(Figure scripts)
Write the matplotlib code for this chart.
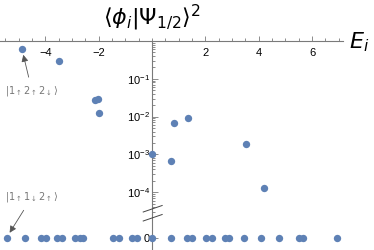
import numpy as np
import matplotlib
matplotlib.use("Agg")
import matplotlib.pyplot as plt
from matplotlib.ticker import FixedLocator, MultipleLocator, LogLocator, NullFormatter, FuncFormatter
import matplotlib.transforms as mtransforms

plt.rcParams['font.family'] = ['Liberation Sans', 'DejaVu Sans']
plt.rcParams['mathtext.default'] = 'regular'

# nonzero overlaps (log part)
E_nonzero = [-4.875, -3.47, -2.14, -2.01, -1.99, 0.01, 0.70, 0.84, 1.34, 3.51, 4.20]
P_nonzero = [0.60, 0.29, 0.027, 0.0295, 0.0126, 0.00104, 0.00068, 0.0066, 0.0093, 0.0019, 0.00013]

# zero overlaps
E_zero = [-5.45, -4.76, -4.17, -3.97, -3.57, -3.38, -2.89, -2.70, -2.57, -1.45, -1.23,
          -0.76, -0.57, 0.01, 0.70, 1.32, 1.49, 2.01, 2.24, 2.74, 2.90, 3.46, 4.09,
          4.77, 5.51, 5.67, 6.94]
P_zero = [0.0] * len(E_zero)

x_major = [-4, -2, 2, 4, 6]
y_major = [1e-1, 1e-2, 1e-3, 1e-4]

color = '#5E81B5'
axcol = '#7a7a7a'
W, H = 374, 250
fig = plt.figure(figsize=(W / 100, H / 100), dpi=100)

xl = (-5.70, 7.16)
axr = 343 / W
ax = fig.add_axes([0, 1 - 214 / H, axr, (214 - 41) / H])
axb = fig.add_axes([0, 0, axr, 36 / H])

for a in (ax, axb):
    a.set_xlim(*xl)
    a.patch.set_visible(False)
    for s in ('top', 'right', 'bottom'):
        a.spines[s].set_visible(False)
    a.spines['left'].set_position(('data', 0))
    a.spines['left'].set_color(axcol)
    a.spines['left'].set_linewidth(0.8)

# top (log) axes
ax.set_yscale('log')
ax.set_ylim(10 ** (-(214 - 41) / 37.8), 1)
ax.spines['top'].set_visible(True)
ax.spines['top'].set_color(axcol)
ax.spines['top'].set_linewidth(0.8)
ax.xaxis.set_major_locator(FixedLocator(x_major))
ax.xaxis.set_minor_locator(MultipleLocator(0.5))
ax.tick_params(axis='x', which='both', bottom=False, top=True, labelbottom=False, labeltop=False,
               direction='out', color=axcol, width=0.6)
ax.tick_params(axis='x', which='major', length=3.5)
ax.tick_params(axis='x', which='minor', length=2.2)
for v in x_major:
    ax.text(v, 0.96, f"{v:g}".replace('-', '\u2212'), transform=ax.get_xaxis_transform(),
            ha='center', va='top', fontsize=8, color='black')

ax.yaxis.set_major_locator(FixedLocator(y_major))
ax.yaxis.set_minor_locator(LogLocator(base=10, subs=np.arange(2, 10), numticks=20))
ax.yaxis.set_minor_formatter(NullFormatter())
ax.yaxis.set_major_formatter(FuncFormatter(lambda v, p: r"$10^{%d}$" % int(round(np.log10(v)))))
ax.tick_params(axis='y', which='both', direction='in', color=axcol, width=0.6, labelsize=8, pad=1.5)
ax.tick_params(axis='y', which='major', length=4)
ax.tick_params(axis='y', which='minor', length=2.2)

ax.scatter(E_nonzero, P_nonzero, s=28, color=color, zorder=3, clip_on=False, linewidths=0)

# bottom (zero) axes
axb.set_ylim(-12.5, 23.5)
axb.xaxis.set_visible(False)
axb.yaxis.set_major_locator(FixedLocator([0]))
axb.yaxis.set_major_formatter(FuncFormatter(lambda v, p: "0"))
axb.tick_params(axis='y', direction='in', length=4, color=axcol, width=0.6, labelsize=8, pad=1.5)
axb.scatter(E_zero, P_zero, s=28, color=color, zorder=3, clip_on=False, linewidths=0)

# axis break marks
tr = mtransforms.blended_transform_factory(axb.transData, fig.transFigure)
for y0 in (1 - 212 / H, 1 - 221 / H):
    fig.add_artist(plt.Line2D([-0.33, 0.38], [y0, y0 + 6.5 / H], transform=tr,
                              color='#444444', lw=0.7))

# annotations
ax.annotate(r"|1$_{\uparrow}$2$_{\uparrow}$2$_{\downarrow}$$\rangle$", xy=(E_nonzero[0], P_nonzero[0]),
            xytext=(32 / W, 1 - 91 / H), textcoords='figure fraction',
            ha='center', va='center', fontsize=7, color='#777777',
            family=['DejaVu Sans'],
            arrowprops=dict(arrowstyle='-|>', color='#555555', lw=0.6, mutation_scale=10,
                            shrinkA=3, shrinkB=4))
axb.annotate(r"|1$_{\uparrow}$1$_{\downarrow}$2$_{\uparrow}$$\rangle$", xy=(E_zero[0], P_zero[0]),
             xytext=(32 / W, 1 - 197 / H), textcoords='figure fraction',
             ha='center', va='center', fontsize=7, color='#777777',
             family=['DejaVu Sans'],
             arrowprops=dict(arrowstyle='-|>', color='#555555', lw=0.6, mutation_scale=10,
                             shrinkA=3, shrinkB=4))

fig.text(152 / W, 1 - 18 / H, r"$\langle\mathit{\phi_i}|\mathit{\Psi}_{1/2}\rangle^2$",
         ha='center', va='center', fontsize=16, family='DejaVu Sans')
fig.text(349 / W, 1 - 42 / H, r"$\mathit{E_i}$", ha='left', va='center', fontsize=16,
         family='DejaVu Sans')

fig.savefig('out.png', dpi=100)
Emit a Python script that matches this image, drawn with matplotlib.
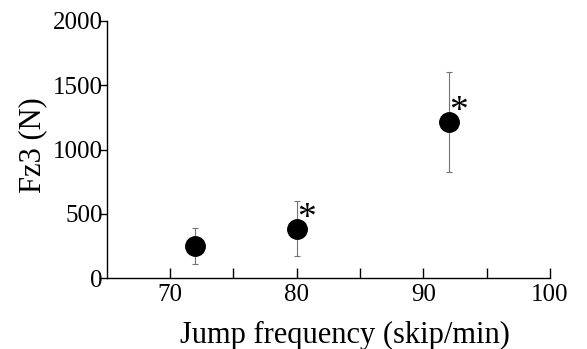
import numpy as np
import matplotlib.pyplot as plt
import matplotlib

matplotlib.rcParams['font.family'] = ['Liberation Serif', 'DejaVu Serif']

# jump frequency (skip/min) and Fz3 (N), mean and SD
freq = [72, 80, 92]
fz3 = [250, 385, 1215]
fz3_sd = [140, 215, 390]
signif = [False, True, True]

fig = plt.figure(figsize=(5.87, 3.49), dpi=100)
ax = fig.add_axes([0.182, 0.203, 0.755, 0.737])

ax.errorbar(freq, fz3, yerr=fz3_sd, fmt='none', ecolor='0.45',
            elinewidth=0.8, capsize=2.5, capthick=0.8)
ax.plot(freq, fz3, 'o', color='black', markersize=14)

for x, y, s in zip(freq, fz3, signif):
    if s:
        ax.annotate('*', xy=(x, y), xytext=(0.5, 7), textcoords='offset points',
                    fontsize=27, ha='left', va='center')

ax.set_xlim(65, 100)
ax.set_ylim(0, 2000)
ax.set_xticks([70, 75, 80, 85, 90, 95, 100])
ax.set_xticklabels(['70', '', '80', '', '90', '', '100'])
ax.set_yticks([0, 500, 1000, 1500, 2000])

ax.spines['top'].set_visible(False)
ax.spines['right'].set_visible(False)
ax.spines['left'].set_linewidth(1.0)
ax.spines['bottom'].set_linewidth(1.0)

ax.tick_params(axis='x', direction='in', length=7, width=1, labelsize=18, pad=4)
ax.tick_params(axis='y', direction='out', length=6, width=1, labelsize=18, pad=-3)

ax.set_xlabel('Jump frequency (skip/min)', fontsize=22)
ax.set_ylabel('Fz3 (N)', fontsize=22)
ax.xaxis.set_label_coords(0.537, -0.165)
ax.yaxis.set_label_coords(-0.135, 0.517)

fig.savefig('out.png', dpi=100)
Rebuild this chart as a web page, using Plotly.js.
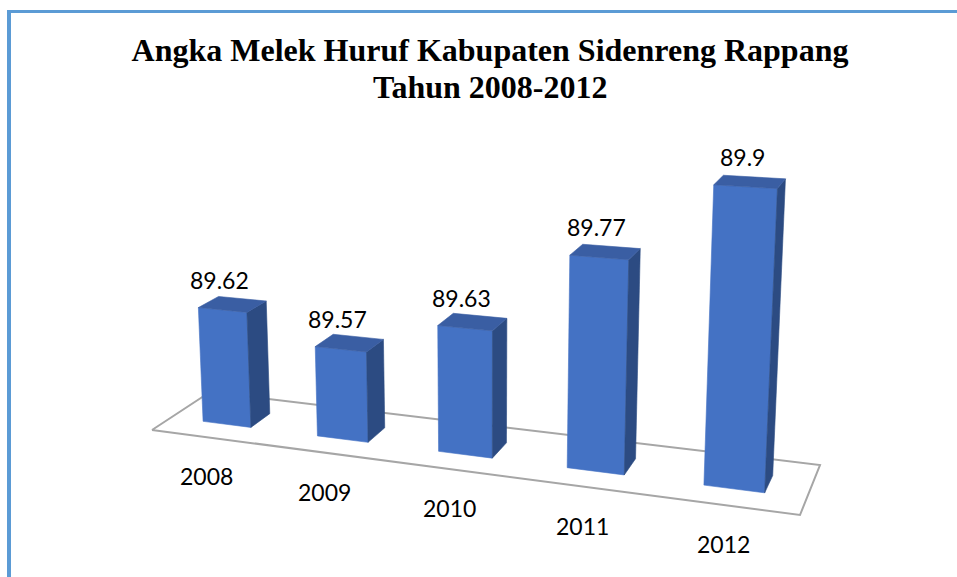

Stated goal -> Repeat the listing in full and exactly. Do not include any images.

Answer for this exercise ->
Write the matplotlib code for this chart.
import numpy as np
import matplotlib
matplotlib.use("Agg")
import matplotlib.pyplot as plt
from matplotlib.ticker import FixedLocator, MultipleLocator, LogLocator, NullFormatter, FuncFormatter
import matplotlib.transforms as mtransforms

plt.rcParams['font.family'] = ['Liberation Sans', 'DejaVu Sans']
plt.rcParams['mathtext.default'] = 'regular'

# nonzero overlaps (log part)
E_nonzero = [-4.875, -3.47, -2.14, -2.01, -1.99, 0.01, 0.70, 0.84, 1.34, 3.51, 4.20]
P_nonzero = [0.60, 0.29, 0.027, 0.0295, 0.0126, 0.00104, 0.00068, 0.0066, 0.0093, 0.0019, 0.00013]

# zero overlaps
E_zero = [-5.45, -4.76, -4.17, -3.97, -3.57, -3.38, -2.89, -2.70, -2.57, -1.45, -1.23,
          -0.76, -0.57, 0.01, 0.70, 1.32, 1.49, 2.01, 2.24, 2.74, 2.90, 3.46, 4.09,
          4.77, 5.51, 5.67, 6.94]
P_zero = [0.0] * len(E_zero)

x_major = [-4, -2, 2, 4, 6]
y_major = [1e-1, 1e-2, 1e-3, 1e-4]

color = '#5E81B5'
axcol = '#7a7a7a'
W, H = 374, 250
fig = plt.figure(figsize=(W / 100, H / 100), dpi=100)

xl = (-5.70, 7.16)
axr = 343 / W
ax = fig.add_axes([0, 1 - 214 / H, axr, (214 - 41) / H])
axb = fig.add_axes([0, 0, axr, 36 / H])

for a in (ax, axb):
    a.set_xlim(*xl)
    a.patch.set_visible(False)
    for s in ('top', 'right', 'bottom'):
        a.spines[s].set_visible(False)
    a.spines['left'].set_position(('data', 0))
    a.spines['left'].set_color(axcol)
    a.spines['left'].set_linewidth(0.8)

# top (log) axes
ax.set_yscale('log')
ax.set_ylim(10 ** (-(214 - 41) / 37.8), 1)
ax.spines['top'].set_visible(True)
ax.spines['top'].set_color(axcol)
ax.spines['top'].set_linewidth(0.8)
ax.xaxis.set_major_locator(FixedLocator(x_major))
ax.xaxis.set_minor_locator(MultipleLocator(0.5))
ax.tick_params(axis='x', which='both', bottom=False, top=True, labelbottom=False, labeltop=False,
               direction='out', color=axcol, width=0.6)
ax.tick_params(axis='x', which='major', length=3.5)
ax.tick_params(axis='x', which='minor', length=2.2)
for v in x_major:
    ax.text(v, 0.96, f"{v:g}".replace('-', '\u2212'), transform=ax.get_xaxis_transform(),
            ha='center', va='top', fontsize=8, color='black')

ax.yaxis.set_major_locator(FixedLocator(y_major))
ax.yaxis.set_minor_locator(LogLocator(base=10, subs=np.arange(2, 10), numticks=20))
ax.yaxis.set_minor_formatter(NullFormatter())
ax.yaxis.set_major_formatter(FuncFormatter(lambda v, p: r"$10^{%d}$" % int(round(np.log10(v)))))
ax.tick_params(axis='y', which='both', direction='in', color=axcol, width=0.6, labelsize=8, pad=1.5)
ax.tick_params(axis='y', which='major', length=4)
ax.tick_params(axis='y', which='minor', length=2.2)

ax.scatter(E_nonzero, P_nonzero, s=28, color=color, zorder=3, clip_on=False, linewidths=0)

# bottom (zero) axes
axb.set_ylim(-12.5, 23.5)
axb.xaxis.set_visible(False)
axb.yaxis.set_major_locator(FixedLocator([0]))
axb.yaxis.set_major_formatter(FuncFormatter(lambda v, p: "0"))
axb.tick_params(axis='y', direction='in', length=4, color=axcol, width=0.6, labelsize=8, pad=1.5)
axb.scatter(E_zero, P_zero, s=28, color=color, zorder=3, clip_on=False, linewidths=0)

# axis break marks
tr = mtransforms.blended_transform_factory(axb.transData, fig.transFigure)
for y0 in (1 - 212 / H, 1 - 221 / H):
    fig.add_artist(plt.Line2D([-0.33, 0.38], [y0, y0 + 6.5 / H], transform=tr,
                              color='#444444', lw=0.7))

# annotations
ax.annotate(r"|1$_{\uparrow}$2$_{\uparrow}$2$_{\downarrow}$$\rangle$", xy=(E_nonzero[0], P_nonzero[0]),
            xytext=(32 / W, 1 - 91 / H), textcoords='figure fraction',
            ha='center', va='center', fontsize=7, color='#777777',
            family=['DejaVu Sans'],
            arrowprops=dict(arrowstyle='-|>', color='#555555', lw=0.6, mutation_scale=10,
                            shrinkA=3, shrinkB=4))
axb.annotate(r"|1$_{\uparrow}$1$_{\downarrow}$2$_{\uparrow}$$\rangle$", xy=(E_zero[0], P_zero[0]),
             xytext=(32 / W, 1 - 197 / H), textcoords='figure fraction',
             ha='center', va='center', fontsize=7, color='#777777',
             family=['DejaVu Sans'],
             arrowprops=dict(arrowstyle='-|>', color='#555555', lw=0.6, mutation_scale=10,
                             shrinkA=3, shrinkB=4))

fig.text(152 / W, 1 - 18 / H, r"$\langle\mathit{\phi_i}|\mathit{\Psi}_{1/2}\rangle^2$",
         ha='center', va='center', fontsize=16, family='DejaVu Sans')
fig.text(349 / W, 1 - 42 / H, r"$\mathit{E_i}$", ha='left', va='center', fontsize=16,
         family='DejaVu Sans')

fig.savefig('out.png', dpi=100)
Emit a Python script that matches this image, drawn with matplotlib.
import numpy as np
import matplotlib.pyplot as plt
import matplotlib

matplotlib.rcParams['font.family'] = ['Liberation Serif', 'DejaVu Serif']

# jump frequency (skip/min) and Fz3 (N), mean and SD
freq = [72, 80, 92]
fz3 = [250, 385, 1215]
fz3_sd = [140, 215, 390]
signif = [False, True, True]

fig = plt.figure(figsize=(5.87, 3.49), dpi=100)
ax = fig.add_axes([0.182, 0.203, 0.755, 0.737])

ax.errorbar(freq, fz3, yerr=fz3_sd, fmt='none', ecolor='0.45',
            elinewidth=0.8, capsize=2.5, capthick=0.8)
ax.plot(freq, fz3, 'o', color='black', markersize=14)

for x, y, s in zip(freq, fz3, signif):
    if s:
        ax.annotate('*', xy=(x, y), xytext=(0.5, 7), textcoords='offset points',
                    fontsize=27, ha='left', va='center')

ax.set_xlim(65, 100)
ax.set_ylim(0, 2000)
ax.set_xticks([70, 75, 80, 85, 90, 95, 100])
ax.set_xticklabels(['70', '', '80', '', '90', '', '100'])
ax.set_yticks([0, 500, 1000, 1500, 2000])

ax.spines['top'].set_visible(False)
ax.spines['right'].set_visible(False)
ax.spines['left'].set_linewidth(1.0)
ax.spines['bottom'].set_linewidth(1.0)

ax.tick_params(axis='x', direction='in', length=7, width=1, labelsize=18, pad=4)
ax.tick_params(axis='y', direction='out', length=6, width=1, labelsize=18, pad=-3)

ax.set_xlabel('Jump frequency (skip/min)', fontsize=22)
ax.set_ylabel('Fz3 (N)', fontsize=22)
ax.xaxis.set_label_coords(0.537, -0.165)
ax.yaxis.set_label_coords(-0.135, 0.517)

fig.savefig('out.png', dpi=100)
Rebuild this chart as a web page, using Plotly.js.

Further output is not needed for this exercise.